One of the men lying there had been sick for thirty-eight years. When Jesus saw him and knew he had been ill for a long time, he asked him, “Would you like to get well?” “I can’t, sir,” the sick man said, “for I have no one to put me into the pool when the water bubbles up. Someone else always gets there ahead of me.” (John 5:5-7)
Relate: Every now and then a horrible book makes an amazing point. About a year and a half back, I purchased one of those “chicken soup” type books off the clearance rack at Barnes and Noble for a couple bucks. Once or twice a day I would endure another one of the short “you can make a great life for yourself if you only think positively” type articles. There was only two reasons I kept going: 1) It is next to impossible for me to ever start a book and not finish it. (I’m at 27 books read this year) 2) I was trolling for good illustrations that I might end up using here.
And then one day I read one of those articles that literally changed my life. I know people say that sometimes but I seriously mean it.

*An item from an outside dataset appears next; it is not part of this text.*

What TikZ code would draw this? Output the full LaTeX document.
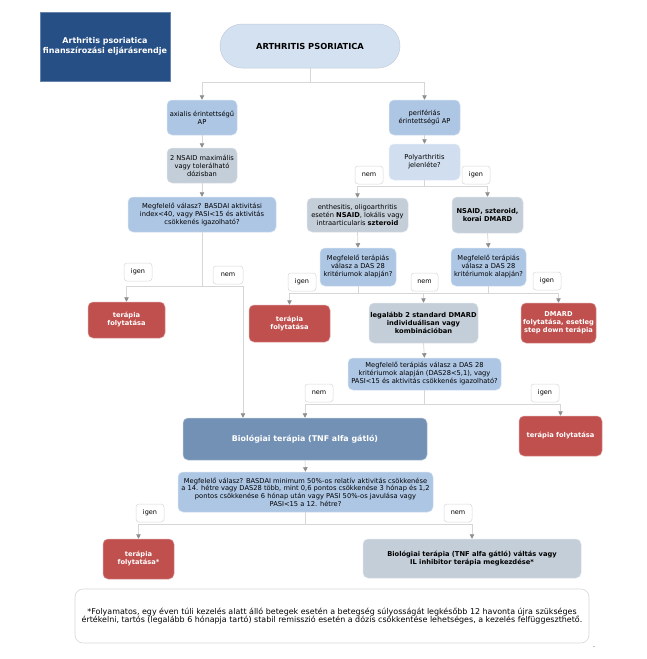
\documentclass[tikz,border=0pt]{standalone}
\usepackage{fontspec}
\setmainfont{DejaVu Sans}
\usetikzlibrary{arrows.meta}
\definecolor{titleblue}{HTML}{264F86}
\definecolor{startblue}{HTML}{D4E1F1}
\definecolor{midblue}{HTML}{ADC6E4}
\definecolor{lightblue}{HTML}{D0DEF0}
\definecolor{grayb}{HTML}{C4CED8}
\definecolor{redc}{HTML}{C0504E}
\definecolor{bioblue}{HTML}{7391B5}
\definecolor{linegray}{HTML}{D6D6D6}
\definecolor{tipgray}{HTML}{8E8E8E}
\definecolor{lblgray}{HTML}{D8D8D8}
\begin{document}
\begin{tikzpicture}[x=1pt,y=-1pt,
  sz/.style 2 args={minimum width=#1pt, minimum height=#2pt},
  bx/.style={rounded corners=5pt, inner sep=0pt, align=center, line width=0.5pt,
    font=\fontsize{6.7}{8}\selectfont},
  bluebox/.style={bx, fill=midblue, draw=midblue!55!white},
  lbluebox/.style={bx, fill=lightblue, draw=lightblue!55!white},
  graybox/.style={bx, fill=grayb, draw=grayb!55!white},
  redbox/.style={bx, fill=redc, draw=redc!55!white, text=white,
    font=\fontsize{6.7}{8}\selectfont\bfseries},
  lbl/.style={draw=lblgray, fill=white, rounded corners=3pt, inner sep=0pt,
    minimum width=28pt, minimum height=18pt, line width=0.5pt,
    font=\fontsize{6.5}{7.5}\selectfont},
  conn/.style={draw=linegray, line width=0.7pt},
  arr/.style={conn, -{Triangle[width=4.5pt,length=4.5pt,color=tipgray]}}
]
\fill[white] (0,0) rectangle (647,659);

% title
\node[fill=titleblue, draw=titleblue!70!white, line width=0.5pt, sz={130}{69}, inner sep=0pt,
  align=center, text=white, font=\fontsize{8}{9.5}\selectfont\bfseries]
  (title) at (105,46.5) {Arthritis psoriatica\\finanszírozási eljárásrendje};

% start
\node[fill=startblue, draw=startblue!80!gray, line width=0.5pt, rounded corners=22pt,
  sz={180}{44}, inner sep=0pt, font=\fontsize{8.3}{10}\selectfont\bfseries]
  (start) at (310,46) {ARTHRITIS PSORIATICA};

% left branch
\node[bluebox, sz={70}{35}] (axial) at (202,117.5) {axialis érintettségű\\AP};
\node[graybox, sz={70}{35}] (nsaid) at (202,165.5) {2 NSAID maximális\\vagy tolerálható\\dózisban};
\node[bluebox, sz={148}{35}] (basdai) at (202,214.5)
  {Megfelelő válasz? BASDAI aktivitási\\index<40, vagy PASI<15 és aktivitás\\csökkenés igazolható?};
\node[redbox, sz={77}{36}] (red1) at (126.5,320) {terápia\\folytatása};

% right branch
\node[bluebox, sz={71}{35}] (perif) at (424.5,117.5) {perifériás\\érintettségű AP};
\node[lbluebox, sz={71}{36}] (poly) at (424.5,162) {Polyarthritis\\jelenléte?};
\node[graybox, sz={101}{34}] (enth) at (357.5,215)
  {enthesitis, oligoarthritis\\esetén \textbf{NSAID}, lokális vagy\\intraarticularis \textbf{szteroid}};
\node[graybox, sz={71}{36}, font=\fontsize{6.7}{8}\selectfont\bfseries] (nsz) at (487.5,215)
  {NSAID, szteroid,\\korai DMARD};
\node[bluebox, sz={76}{38}] (das1) at (358,267) {Megfelelő terápiás\\válasz a DAS 28\\kritériumok alapján?};
\node[bluebox, sz={75}{38}] (das2) at (488.5,267) {Megfelelő terápiás\\válasz a DAS 28\\kritériumok alapján?};
\node[redbox, sz={81}{37}] (red2) at (289.5,323.5) {terápia\\folytatása};
\node[graybox, sz={109}{40}, font=\fontsize{6.7}{8}\selectfont\bfseries] (leg) at (423.5,323)
  {legalább 2 standard DMARD\\individuálisan vagy\\kombinációban};
\node[redbox, sz={75}{40}] (red3) at (558.5,323) {DMARD\\folytatása, esetleg\\step down terápia};
\node[bluebox, sz={153}{32}] (das3) at (424.5,374)
  {Megfelelő terápiás válasz a DAS 28\\kritériumok alapján (DAS28<5,1), vagy\\PASI<15 és aktivitás csökkenés igazolható?};
\node[redbox, sz={83}{40}] (red4) at (560.5,436) {terápia folytatása};

% biological
\node[bx, fill=bioblue, draw=bioblue!55!white, sz={244}{42}, text=white,
  font=\fontsize{7.9}{9.5}\selectfont\bfseries] (bio) at (305,439) {Biológiai terápia (TNF alfa gátló)};
\node[bluebox, sz={255}{40}, font=\fontsize{6.7}{7.7}\selectfont] (resp) at (305.5,492)
  {Megfelelő válasz? BASDAI minimum 50\%-os relatív aktivitás csökkenése\\a 14. hétre vagy DAS28 több, mint 0,6 pontos csökkenése 3 hónap és 1,2\\pontos csökkenése 6 hónap után vagy PASI 50\%-os javulása vagy\\PASI<15 a 12. hétre?};
\node[redbox, sz={71}{40}] (red5) at (138.5,559) {terápia\\folytatása*};
\node[graybox, sz={218}{39}, font=\fontsize{6.7}{8}\selectfont\bfseries] (final) at (472,558.5)
  {Biológiai terápia (TNF alfa gátló) váltás vagy\\IL inhibitor terápia megkezdése*};

% footnote
\node[draw=lblgray, fill=white, rounded corners=8pt, line width=0.6pt, sz={514}{54}, inner sep=0pt,
  align=center, font=\fontsize{7.95}{8.6}\selectfont] (foot) at (332,616)
  {*Folyamatos, egy éven túli kezelés alatt álló betegek esetén a betegség súlyosságát legkésőbb 12 havonta újra szükséges\\értékelni, tartós (legalább 6 hónapja tartó) stabil remisszió esetén a dózis csökkentése lehetséges, a kezelés felfüggeszthető.};
\node[inner sep=0pt, text=black!70, font=\fontsize{4}{4}\selectfont] (qm) at (594,648) {"};

% connectors
\draw[conn] (start.south) -- ++(0,14) coordinate (j0);
\draw[arr] (j0) -| (axial.north);
\draw[arr] (j0) -| (perif.north);
\draw[arr] (axial.south) -- (nsaid.north);
\draw[arr] (nsaid.south) -- (basdai.north);
\draw[conn] (basdai.south) -- ++(0,54) coordinate (j1);
\draw[arr] (j1) -| (red1.north);
\draw[conn] (j1) -- ++(41,0) coordinate (j1r);
\draw[arr] (j1r) -- (j1r |- bio.north);

\draw[arr] (perif.south) -- (poly.north);
\draw[conn] (poly.south) -- ++(0,6) coordinate (j2);
\draw[arr] (j2) -| (enth.north);
\draw[arr] (j2) -| (nsz.north);
\draw[arr] (enth.south) -- (das1.north);
\draw[arr] (nsz.south) -- (das2.north);
\draw[conn] (das1.south) -- ++(0,7) coordinate (j3);
\draw[conn] (das2.south) -- ++(0,7) coordinate (j4);
\draw[arr] (j3) -| (red2.north);
\draw[conn] (j3) -- (j4);
\draw[arr] (j4) -| (red3.north);
\draw[arr] (leg.north |- j3) -- (leg.north);
\draw[arr] (leg.south) -- (das3.north);
\draw[conn] (das3.south) -- ++(0,14) coordinate (j5);
\draw[arr] (j5) -| (red4.north);
\draw[arr] (j5) -| (bio.north);
\draw[arr] (bio.south) -- (resp.north);
\draw[conn] (resp.south) -- ++(0,12) coordinate (j6);
\draw[arr] (j6) -| (red5.north);
\draw[arr] (j6) -| (final.north);

% labels
\node[lbl] (l1) at (138,272) {igen};
\node[lbl, minimum width=30pt] (l2) at (228,275) {nem};
\node[lbl] (l3) at (369,175) {nem};
\node[lbl] (l4) at (476,175) {igen};
\node[lbl] (l5) at (302,282) {igen};
\node[lbl, minimum width=27pt] (l6) at (424.5,282) {nem};
\node[lbl] (l7) at (547,281) {igen};
\node[lbl] (l8) at (319,393) {nem};
\node[lbl] (l9) at (545,393) {igen};
\node[lbl] (l10) at (150,513) {igen};
\node[lbl] (l11) at (458,513) {nem};
\end{tikzpicture}
\end{document}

It was one of those catalysts that started moving my heart, and mind, and prayers in a direction that when God said, “Go” I went. The only piece of literature that I could say had a greater impact was when Mark Batterson’s All In arrived on my doorstep the very day I heard God’s call.
Anyways, the writer of this article was talking about a day she walked into one of those small country “knick knack” stores that reminded me of what I used to see at the Cracker Barrel where I often ate breakfast. In that store she saw a small picture that asked a question she just could not get out of her mind. “If you knew that you would not fail, what would you attempt?” That question stuck with her, and as I was reading, it also stuck with me. If I was absolutely confident of success, what would I be attempting? Why am I not going for it anyways? This question started “troubling the waters” deep down in my soul.
Jesus asked an impossible question to the man by that poolside. “Do you want to get well?” Like me when I first read that article, that man didn’t directly answer. Oh yes, of course he wanted to get well. He dreamed of getting well. He yearned for it. I can imagine him waking up in the morning after dreaming of being whole, only to find he was stuck back in the same situation as always. He was still lame. You see, being healed, being whole… that is the stuff of dreams. It is for those “what if” moments that sometimes must overtake us. But we can’t live there. We have to get back to reality. Reality is that I will never walk. Reality is that I will never be whole. Reality is that I will not be healed. So Jesus asks a question of desire, and the man answers with a statement of reality. “I can’t.”
React: Jesus is the author of a greater reality. So what are our dreams? What are our passions? Who put them there? Why do we have them? What are those things we have given up on ever getting better? Where have we settled when God wants more? A year back, and for all my life up to that point, I had given up on ever being free of asthma. It was just a fact of my life. Breathing freely and fully just wasn’t for me. But Jesus was the author of a greater reality. Where I knew pain, I now know freedom. I woken up breathing lear only to find a cat on my chest. I have visited many homes and even spent a week in one that had both cats and dogs. These things were once impossible, but I have been healed. If He has done that for me, what else can He do? It is time to dream bigger. God wants to do the impossible. Will we walk that road with Him? Will we rise? Or are we stuck in the depressive “reality” of pragmatism?
Dear God, h
Help me to dream. You are the author of impossible realities. My healing is not too great for You. My wholeness is not too great for You. My dreams… are simply an opportunity for You to display Your greatness. Help me to dream bigger. Then help me to walk in them. You have called me for so much more. You have called me to greater things. Let those things become reality. Help me to ask for the impossible.